··· TASK INPUTS ···

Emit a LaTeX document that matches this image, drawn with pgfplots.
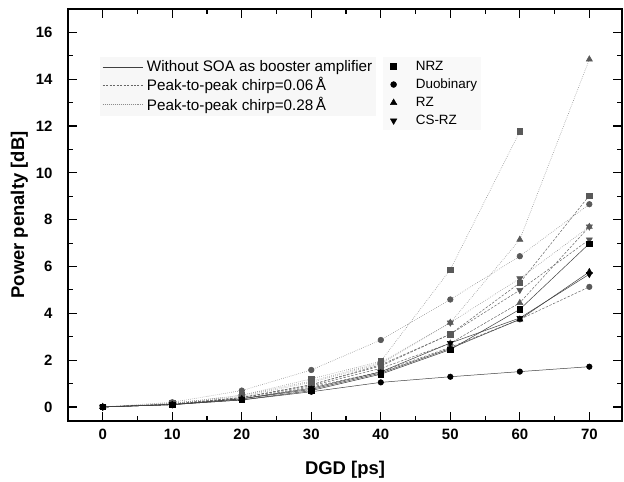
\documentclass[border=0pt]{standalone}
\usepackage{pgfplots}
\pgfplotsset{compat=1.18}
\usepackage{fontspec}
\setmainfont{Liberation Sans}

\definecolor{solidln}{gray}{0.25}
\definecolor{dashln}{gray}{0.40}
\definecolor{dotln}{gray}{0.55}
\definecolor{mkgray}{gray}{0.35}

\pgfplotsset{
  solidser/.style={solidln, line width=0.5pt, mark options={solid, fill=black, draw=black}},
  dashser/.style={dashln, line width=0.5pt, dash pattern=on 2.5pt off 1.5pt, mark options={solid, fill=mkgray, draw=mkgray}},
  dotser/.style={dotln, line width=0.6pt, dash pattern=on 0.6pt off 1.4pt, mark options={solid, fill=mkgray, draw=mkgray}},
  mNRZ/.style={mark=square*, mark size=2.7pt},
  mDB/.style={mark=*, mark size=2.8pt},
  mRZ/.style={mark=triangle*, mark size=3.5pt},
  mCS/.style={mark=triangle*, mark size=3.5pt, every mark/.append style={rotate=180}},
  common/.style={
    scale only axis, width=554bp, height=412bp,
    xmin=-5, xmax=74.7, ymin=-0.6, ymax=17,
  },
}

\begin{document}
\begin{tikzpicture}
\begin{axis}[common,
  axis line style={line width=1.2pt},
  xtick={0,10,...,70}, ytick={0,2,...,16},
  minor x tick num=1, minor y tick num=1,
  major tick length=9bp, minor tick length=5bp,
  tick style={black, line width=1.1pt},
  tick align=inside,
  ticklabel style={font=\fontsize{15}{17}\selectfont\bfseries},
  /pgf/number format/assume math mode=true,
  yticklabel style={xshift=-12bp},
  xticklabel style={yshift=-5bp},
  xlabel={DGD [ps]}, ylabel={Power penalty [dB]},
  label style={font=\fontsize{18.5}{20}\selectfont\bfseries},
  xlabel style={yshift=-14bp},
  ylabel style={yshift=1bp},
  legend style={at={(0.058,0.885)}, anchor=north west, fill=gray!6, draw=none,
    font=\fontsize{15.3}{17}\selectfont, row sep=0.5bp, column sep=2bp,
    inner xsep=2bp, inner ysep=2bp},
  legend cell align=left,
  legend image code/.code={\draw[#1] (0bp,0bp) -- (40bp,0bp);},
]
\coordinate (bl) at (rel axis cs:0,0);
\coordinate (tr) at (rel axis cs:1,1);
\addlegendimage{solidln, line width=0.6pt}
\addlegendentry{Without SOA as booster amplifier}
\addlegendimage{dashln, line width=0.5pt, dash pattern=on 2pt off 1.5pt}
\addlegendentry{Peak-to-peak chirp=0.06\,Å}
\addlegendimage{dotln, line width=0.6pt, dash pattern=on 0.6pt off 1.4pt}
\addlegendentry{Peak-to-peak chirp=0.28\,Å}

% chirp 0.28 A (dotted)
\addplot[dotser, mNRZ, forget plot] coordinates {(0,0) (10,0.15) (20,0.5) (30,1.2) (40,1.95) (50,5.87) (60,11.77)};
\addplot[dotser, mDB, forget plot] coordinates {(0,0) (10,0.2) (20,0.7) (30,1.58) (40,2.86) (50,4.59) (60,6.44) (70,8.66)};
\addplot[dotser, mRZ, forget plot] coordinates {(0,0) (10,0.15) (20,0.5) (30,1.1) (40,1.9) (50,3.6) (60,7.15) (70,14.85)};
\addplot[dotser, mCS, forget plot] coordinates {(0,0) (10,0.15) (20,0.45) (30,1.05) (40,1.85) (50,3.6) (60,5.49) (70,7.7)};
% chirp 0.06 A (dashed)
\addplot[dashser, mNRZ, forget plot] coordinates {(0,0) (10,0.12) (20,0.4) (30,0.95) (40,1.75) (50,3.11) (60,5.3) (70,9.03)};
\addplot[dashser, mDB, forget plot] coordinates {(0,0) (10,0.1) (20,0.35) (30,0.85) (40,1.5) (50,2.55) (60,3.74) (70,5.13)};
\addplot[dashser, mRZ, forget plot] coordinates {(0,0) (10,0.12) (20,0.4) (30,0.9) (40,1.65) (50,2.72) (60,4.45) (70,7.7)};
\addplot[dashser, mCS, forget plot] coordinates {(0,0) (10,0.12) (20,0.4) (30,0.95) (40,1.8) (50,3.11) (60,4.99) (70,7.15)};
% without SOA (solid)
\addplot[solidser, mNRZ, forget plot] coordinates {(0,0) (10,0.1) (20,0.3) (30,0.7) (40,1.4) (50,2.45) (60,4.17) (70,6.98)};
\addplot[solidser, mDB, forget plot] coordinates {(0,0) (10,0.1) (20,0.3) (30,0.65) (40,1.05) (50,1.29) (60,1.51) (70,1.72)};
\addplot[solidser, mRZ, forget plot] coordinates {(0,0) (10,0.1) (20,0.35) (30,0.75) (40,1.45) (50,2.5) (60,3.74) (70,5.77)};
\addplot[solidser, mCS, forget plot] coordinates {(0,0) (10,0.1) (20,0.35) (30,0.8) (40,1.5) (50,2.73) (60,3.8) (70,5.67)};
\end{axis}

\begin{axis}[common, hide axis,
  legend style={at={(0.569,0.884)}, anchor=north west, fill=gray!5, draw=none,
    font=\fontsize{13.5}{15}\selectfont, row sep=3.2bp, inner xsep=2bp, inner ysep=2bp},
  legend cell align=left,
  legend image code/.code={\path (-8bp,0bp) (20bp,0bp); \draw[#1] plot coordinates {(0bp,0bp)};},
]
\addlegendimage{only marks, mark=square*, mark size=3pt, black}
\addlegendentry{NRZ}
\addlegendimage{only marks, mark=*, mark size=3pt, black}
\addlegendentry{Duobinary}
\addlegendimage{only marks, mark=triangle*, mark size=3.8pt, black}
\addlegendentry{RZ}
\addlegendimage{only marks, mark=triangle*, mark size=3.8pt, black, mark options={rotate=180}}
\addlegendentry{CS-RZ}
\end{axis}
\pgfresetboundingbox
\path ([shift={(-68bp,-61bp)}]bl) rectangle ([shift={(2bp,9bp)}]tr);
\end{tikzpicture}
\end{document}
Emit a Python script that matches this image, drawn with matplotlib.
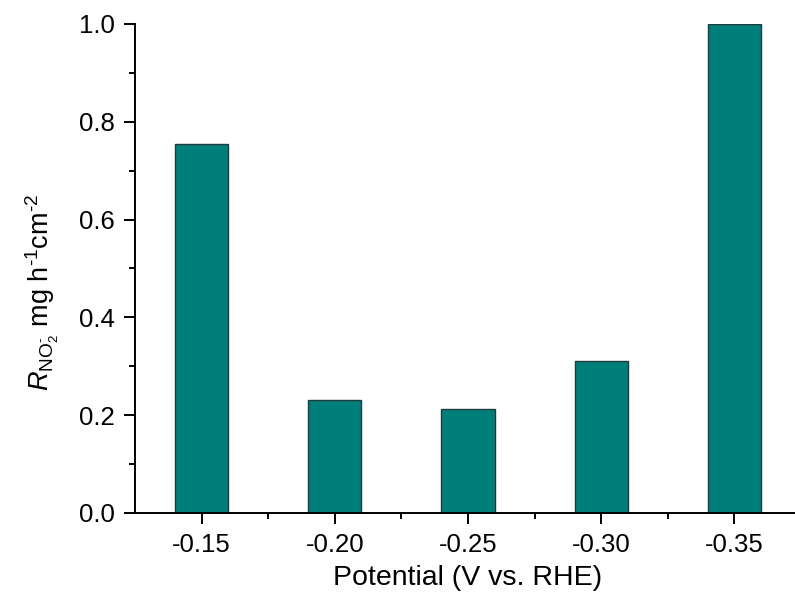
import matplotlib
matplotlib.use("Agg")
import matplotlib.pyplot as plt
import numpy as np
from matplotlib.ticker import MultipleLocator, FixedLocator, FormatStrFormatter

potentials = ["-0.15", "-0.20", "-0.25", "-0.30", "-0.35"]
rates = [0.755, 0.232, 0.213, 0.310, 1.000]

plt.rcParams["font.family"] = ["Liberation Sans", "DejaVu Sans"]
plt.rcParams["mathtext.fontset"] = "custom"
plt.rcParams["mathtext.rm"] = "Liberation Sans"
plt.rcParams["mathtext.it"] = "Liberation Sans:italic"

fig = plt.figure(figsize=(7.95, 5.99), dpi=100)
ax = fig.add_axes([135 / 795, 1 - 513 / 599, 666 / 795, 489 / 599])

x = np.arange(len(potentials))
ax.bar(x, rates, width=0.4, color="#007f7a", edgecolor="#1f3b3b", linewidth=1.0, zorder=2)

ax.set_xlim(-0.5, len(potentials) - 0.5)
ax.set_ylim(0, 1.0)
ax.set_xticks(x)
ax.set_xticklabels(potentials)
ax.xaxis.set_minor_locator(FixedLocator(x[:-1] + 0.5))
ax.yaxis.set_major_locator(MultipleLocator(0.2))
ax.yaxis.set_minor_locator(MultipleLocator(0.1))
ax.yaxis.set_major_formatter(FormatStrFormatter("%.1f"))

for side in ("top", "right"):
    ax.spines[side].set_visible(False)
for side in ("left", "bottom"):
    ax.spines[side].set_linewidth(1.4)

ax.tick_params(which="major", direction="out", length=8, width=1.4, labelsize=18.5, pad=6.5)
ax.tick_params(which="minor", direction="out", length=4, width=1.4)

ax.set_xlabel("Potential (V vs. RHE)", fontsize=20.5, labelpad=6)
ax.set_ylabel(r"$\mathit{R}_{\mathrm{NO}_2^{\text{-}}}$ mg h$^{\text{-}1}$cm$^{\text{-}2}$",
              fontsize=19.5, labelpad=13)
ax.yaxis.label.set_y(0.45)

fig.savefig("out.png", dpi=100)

···

* [TASK REQUIREMENTS]
Determine how many lines of the listing above hold the word "this". Report that number without anything else.

* [WRITTEN RESPONSE]
2